WORK INSTRUCTIONS:
Write out the material exactly. Do not include the pictures.

═══ INFORMATION SUPPLIED

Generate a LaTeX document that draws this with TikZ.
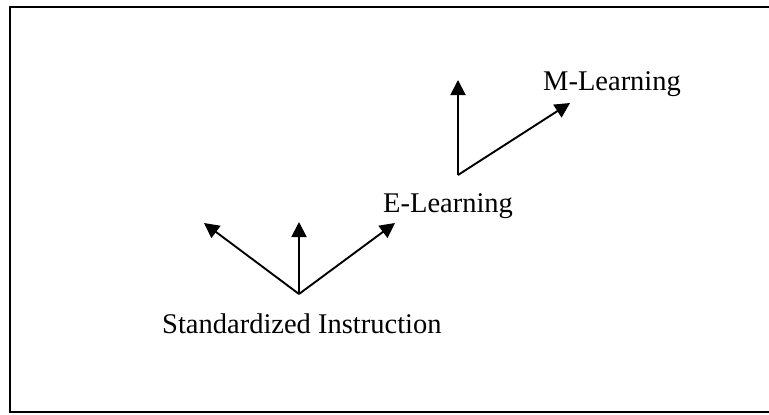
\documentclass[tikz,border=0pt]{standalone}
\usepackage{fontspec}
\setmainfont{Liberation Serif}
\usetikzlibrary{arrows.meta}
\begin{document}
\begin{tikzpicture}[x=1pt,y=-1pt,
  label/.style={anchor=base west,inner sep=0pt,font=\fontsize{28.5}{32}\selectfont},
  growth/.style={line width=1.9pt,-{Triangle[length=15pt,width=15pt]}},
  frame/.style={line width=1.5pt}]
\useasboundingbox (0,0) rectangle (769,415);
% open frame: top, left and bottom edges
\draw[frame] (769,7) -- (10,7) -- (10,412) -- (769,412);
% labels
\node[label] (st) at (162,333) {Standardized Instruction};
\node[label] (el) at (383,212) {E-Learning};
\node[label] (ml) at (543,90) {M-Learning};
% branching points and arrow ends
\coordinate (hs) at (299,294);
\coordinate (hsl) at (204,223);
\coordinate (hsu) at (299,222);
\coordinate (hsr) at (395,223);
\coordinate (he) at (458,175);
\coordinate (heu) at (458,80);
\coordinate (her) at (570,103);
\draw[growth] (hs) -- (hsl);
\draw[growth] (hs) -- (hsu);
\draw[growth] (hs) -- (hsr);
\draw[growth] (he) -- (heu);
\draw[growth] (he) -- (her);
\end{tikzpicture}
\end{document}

══════

RESULT FOR THIS TASK:
Generate a LaTeX document that draws this with TikZ.
\documentclass[tikz,border=0pt]{standalone}
\usepackage{fontspec}
\setmainfont{Liberation Serif}
\usetikzlibrary{arrows.meta}
\begin{document}
\begin{tikzpicture}[x=1pt,y=-1pt,
  label/.style={anchor=base west,inner sep=0pt,font=\fontsize{28.5}{32}\selectfont},
  growth/.style={line width=1.9pt,-{Triangle[length=15pt,width=15pt]}},
  frame/.style={line width=1.5pt}]
\useasboundingbox (0,0) rectangle (769,415);
% open frame: top, left and bottom edges
\draw[frame] (769,7) -- (10,7) -- (10,412) -- (769,412);
% labels
\node[label] (st) at (162,333) {Standardized Instruction};
\node[label] (el) at (383,212) {E-Learning};
\node[label] (ml) at (543,90) {M-Learning};
% branching points and arrow ends
\coordinate (hs) at (299,294);
\coordinate (hsl) at (204,223);
\coordinate (hsu) at (299,222);
\coordinate (hsr) at (395,223);
\coordinate (he) at (458,175);
\coordinate (heu) at (458,80);
\coordinate (her) at (570,103);
\draw[growth] (hs) -- (hsl);
\draw[growth] (hs) -- (hsu);
\draw[growth] (hs) -- (hsr);
\draw[growth] (he) -- (heu);
\draw[growth] (he) -- (her);
\end{tikzpicture}
\end{document}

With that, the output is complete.